_Input rows_
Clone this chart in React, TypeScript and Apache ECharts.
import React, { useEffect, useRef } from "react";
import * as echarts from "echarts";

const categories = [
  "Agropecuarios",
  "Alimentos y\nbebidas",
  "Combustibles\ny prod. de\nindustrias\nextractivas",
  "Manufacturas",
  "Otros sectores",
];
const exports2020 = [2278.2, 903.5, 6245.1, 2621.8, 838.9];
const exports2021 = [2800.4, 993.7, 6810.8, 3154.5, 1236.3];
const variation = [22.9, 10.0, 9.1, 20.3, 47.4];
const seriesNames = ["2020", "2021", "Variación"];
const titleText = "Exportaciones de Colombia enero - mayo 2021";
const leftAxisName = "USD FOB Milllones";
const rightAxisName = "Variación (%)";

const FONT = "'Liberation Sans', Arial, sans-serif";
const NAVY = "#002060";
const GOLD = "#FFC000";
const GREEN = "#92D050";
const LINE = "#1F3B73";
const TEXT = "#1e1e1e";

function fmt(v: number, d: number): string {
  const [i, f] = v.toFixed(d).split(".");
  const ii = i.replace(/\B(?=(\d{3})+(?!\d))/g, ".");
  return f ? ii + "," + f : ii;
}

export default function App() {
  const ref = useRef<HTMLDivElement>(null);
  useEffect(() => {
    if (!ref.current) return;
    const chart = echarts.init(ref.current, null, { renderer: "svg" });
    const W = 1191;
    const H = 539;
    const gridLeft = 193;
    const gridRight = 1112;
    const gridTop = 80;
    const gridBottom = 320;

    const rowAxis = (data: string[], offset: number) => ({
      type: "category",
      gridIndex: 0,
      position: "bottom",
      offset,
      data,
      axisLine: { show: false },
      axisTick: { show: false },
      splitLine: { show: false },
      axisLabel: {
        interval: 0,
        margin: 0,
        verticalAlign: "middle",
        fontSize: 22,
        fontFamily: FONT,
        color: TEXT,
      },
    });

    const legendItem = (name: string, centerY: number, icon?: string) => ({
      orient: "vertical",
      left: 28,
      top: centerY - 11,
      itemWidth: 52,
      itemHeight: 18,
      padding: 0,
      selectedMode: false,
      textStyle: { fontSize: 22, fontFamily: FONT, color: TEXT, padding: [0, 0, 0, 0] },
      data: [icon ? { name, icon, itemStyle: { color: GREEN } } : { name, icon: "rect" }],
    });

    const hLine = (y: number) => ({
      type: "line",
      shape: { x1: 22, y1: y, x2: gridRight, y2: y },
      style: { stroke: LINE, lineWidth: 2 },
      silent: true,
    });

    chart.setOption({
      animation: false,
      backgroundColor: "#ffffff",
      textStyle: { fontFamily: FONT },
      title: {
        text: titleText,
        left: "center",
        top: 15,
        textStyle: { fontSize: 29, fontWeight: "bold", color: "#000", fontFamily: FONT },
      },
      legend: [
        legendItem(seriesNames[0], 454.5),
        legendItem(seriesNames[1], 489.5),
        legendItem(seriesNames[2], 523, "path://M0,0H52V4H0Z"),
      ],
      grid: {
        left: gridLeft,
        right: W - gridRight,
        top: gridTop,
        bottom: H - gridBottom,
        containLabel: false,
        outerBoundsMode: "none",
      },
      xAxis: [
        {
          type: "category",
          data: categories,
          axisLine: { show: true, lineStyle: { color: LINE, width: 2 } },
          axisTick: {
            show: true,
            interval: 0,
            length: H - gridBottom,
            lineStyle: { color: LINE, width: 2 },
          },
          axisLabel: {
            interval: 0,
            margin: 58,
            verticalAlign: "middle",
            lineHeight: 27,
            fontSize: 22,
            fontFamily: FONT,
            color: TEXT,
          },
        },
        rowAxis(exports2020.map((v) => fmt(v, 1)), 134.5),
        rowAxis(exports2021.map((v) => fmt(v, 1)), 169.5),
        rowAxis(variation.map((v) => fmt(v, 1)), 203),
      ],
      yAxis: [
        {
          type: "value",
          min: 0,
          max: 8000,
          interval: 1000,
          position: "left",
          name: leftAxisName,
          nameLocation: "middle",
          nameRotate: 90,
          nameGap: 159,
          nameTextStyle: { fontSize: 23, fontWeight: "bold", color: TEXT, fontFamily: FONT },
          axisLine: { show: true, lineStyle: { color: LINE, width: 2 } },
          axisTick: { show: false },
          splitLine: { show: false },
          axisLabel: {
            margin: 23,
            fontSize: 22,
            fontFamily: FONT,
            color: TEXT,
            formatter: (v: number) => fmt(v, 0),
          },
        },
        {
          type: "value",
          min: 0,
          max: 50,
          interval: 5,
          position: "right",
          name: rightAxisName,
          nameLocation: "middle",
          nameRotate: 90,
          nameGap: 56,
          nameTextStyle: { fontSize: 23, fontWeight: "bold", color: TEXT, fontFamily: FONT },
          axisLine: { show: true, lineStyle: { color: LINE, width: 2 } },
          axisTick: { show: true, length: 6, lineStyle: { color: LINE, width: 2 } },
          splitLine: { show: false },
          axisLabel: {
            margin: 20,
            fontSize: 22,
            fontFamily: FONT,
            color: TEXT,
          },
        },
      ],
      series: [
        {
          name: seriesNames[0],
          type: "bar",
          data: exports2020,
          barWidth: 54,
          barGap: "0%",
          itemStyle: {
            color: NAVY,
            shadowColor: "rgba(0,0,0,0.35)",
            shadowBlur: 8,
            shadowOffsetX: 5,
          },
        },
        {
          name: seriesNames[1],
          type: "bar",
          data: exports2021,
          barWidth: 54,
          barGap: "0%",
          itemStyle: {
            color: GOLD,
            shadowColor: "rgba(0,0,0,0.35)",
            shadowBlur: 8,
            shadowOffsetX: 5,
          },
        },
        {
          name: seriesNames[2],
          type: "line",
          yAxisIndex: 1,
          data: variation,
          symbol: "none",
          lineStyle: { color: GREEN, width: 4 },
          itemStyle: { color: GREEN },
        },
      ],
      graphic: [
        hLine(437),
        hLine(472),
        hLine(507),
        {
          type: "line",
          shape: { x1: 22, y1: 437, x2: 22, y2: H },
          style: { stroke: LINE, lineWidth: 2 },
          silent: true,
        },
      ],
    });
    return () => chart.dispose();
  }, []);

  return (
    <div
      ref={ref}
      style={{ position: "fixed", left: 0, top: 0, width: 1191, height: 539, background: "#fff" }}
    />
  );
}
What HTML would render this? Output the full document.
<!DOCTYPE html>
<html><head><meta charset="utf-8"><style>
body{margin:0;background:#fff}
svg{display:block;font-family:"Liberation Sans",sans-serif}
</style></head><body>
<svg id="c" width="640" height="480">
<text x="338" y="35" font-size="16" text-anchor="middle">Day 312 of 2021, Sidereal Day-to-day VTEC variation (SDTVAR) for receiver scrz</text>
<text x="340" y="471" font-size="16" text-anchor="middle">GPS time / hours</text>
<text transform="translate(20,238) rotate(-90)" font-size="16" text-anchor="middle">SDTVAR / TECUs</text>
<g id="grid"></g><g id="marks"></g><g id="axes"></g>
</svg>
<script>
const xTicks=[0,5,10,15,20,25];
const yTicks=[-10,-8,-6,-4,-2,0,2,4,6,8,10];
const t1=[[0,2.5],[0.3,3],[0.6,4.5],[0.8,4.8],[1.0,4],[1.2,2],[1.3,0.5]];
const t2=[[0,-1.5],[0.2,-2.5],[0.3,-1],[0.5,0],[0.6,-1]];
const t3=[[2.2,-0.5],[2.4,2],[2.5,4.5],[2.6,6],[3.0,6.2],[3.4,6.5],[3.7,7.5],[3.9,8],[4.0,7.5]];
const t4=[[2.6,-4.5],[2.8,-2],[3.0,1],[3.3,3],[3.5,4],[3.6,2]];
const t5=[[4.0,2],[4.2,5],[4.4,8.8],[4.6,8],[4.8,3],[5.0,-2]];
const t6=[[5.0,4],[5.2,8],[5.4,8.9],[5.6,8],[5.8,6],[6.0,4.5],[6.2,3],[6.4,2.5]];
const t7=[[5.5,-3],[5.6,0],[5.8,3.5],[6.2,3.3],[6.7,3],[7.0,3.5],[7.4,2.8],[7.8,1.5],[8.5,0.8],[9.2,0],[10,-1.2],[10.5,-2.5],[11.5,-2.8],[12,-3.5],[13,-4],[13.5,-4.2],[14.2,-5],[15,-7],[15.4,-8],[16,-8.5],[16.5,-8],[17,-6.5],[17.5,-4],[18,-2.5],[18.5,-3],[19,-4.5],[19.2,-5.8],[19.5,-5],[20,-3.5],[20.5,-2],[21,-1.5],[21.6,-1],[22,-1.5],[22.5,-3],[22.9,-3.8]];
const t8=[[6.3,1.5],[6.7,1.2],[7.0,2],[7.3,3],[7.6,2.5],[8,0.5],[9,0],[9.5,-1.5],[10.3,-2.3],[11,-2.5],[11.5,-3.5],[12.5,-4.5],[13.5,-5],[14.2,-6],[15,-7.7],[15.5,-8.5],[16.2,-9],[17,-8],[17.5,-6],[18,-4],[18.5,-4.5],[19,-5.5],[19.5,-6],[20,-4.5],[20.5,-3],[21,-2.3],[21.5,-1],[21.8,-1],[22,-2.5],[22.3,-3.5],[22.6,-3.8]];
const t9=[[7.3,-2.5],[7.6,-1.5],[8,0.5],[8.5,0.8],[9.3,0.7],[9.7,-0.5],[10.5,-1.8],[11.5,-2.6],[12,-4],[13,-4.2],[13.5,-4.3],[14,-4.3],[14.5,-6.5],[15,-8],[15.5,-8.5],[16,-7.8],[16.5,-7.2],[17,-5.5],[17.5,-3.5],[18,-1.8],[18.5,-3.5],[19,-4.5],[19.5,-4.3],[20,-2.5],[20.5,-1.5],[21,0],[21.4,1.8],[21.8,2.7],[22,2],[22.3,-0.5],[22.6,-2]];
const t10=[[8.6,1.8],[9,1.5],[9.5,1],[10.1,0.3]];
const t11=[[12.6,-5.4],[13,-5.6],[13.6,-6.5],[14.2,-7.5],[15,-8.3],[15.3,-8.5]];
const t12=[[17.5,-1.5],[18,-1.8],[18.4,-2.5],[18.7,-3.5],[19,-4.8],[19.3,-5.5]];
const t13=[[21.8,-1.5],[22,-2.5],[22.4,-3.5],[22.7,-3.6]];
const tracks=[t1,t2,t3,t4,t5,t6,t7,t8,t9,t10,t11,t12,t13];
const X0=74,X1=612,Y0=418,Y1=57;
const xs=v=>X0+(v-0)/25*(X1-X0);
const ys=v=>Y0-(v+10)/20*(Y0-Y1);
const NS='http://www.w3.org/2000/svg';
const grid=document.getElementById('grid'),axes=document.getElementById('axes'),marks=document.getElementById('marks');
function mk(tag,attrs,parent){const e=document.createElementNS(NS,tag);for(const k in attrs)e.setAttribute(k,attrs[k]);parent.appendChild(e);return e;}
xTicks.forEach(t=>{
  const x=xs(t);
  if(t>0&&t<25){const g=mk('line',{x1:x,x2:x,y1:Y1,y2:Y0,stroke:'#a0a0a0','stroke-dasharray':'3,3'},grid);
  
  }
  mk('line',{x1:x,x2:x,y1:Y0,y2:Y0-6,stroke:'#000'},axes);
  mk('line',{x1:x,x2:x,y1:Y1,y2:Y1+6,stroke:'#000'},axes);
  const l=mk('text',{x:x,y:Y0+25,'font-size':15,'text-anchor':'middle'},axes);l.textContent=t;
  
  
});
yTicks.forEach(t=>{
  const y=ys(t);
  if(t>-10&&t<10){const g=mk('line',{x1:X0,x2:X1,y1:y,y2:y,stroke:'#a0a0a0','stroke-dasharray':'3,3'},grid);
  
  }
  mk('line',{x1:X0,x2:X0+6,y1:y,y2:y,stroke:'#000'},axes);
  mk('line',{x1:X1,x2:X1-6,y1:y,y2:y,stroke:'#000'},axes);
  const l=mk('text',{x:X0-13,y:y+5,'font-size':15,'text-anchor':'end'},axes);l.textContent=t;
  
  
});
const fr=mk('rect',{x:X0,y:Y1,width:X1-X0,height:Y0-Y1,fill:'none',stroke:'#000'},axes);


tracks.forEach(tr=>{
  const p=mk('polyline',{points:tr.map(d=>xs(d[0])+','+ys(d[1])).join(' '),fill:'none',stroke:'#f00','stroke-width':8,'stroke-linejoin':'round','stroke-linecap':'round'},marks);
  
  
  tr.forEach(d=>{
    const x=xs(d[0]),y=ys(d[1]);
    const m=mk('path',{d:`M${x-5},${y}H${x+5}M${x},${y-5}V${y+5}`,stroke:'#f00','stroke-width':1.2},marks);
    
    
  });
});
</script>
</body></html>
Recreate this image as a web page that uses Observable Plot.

_Direction_
Return, word for word, every line from the top of the entries down to the line that holds "import * as", both included.

_Worked answer_
Clone this chart in React, TypeScript and Apache ECharts.
import React, { useEffect, useRef } from "react";
import * as echarts from "echarts";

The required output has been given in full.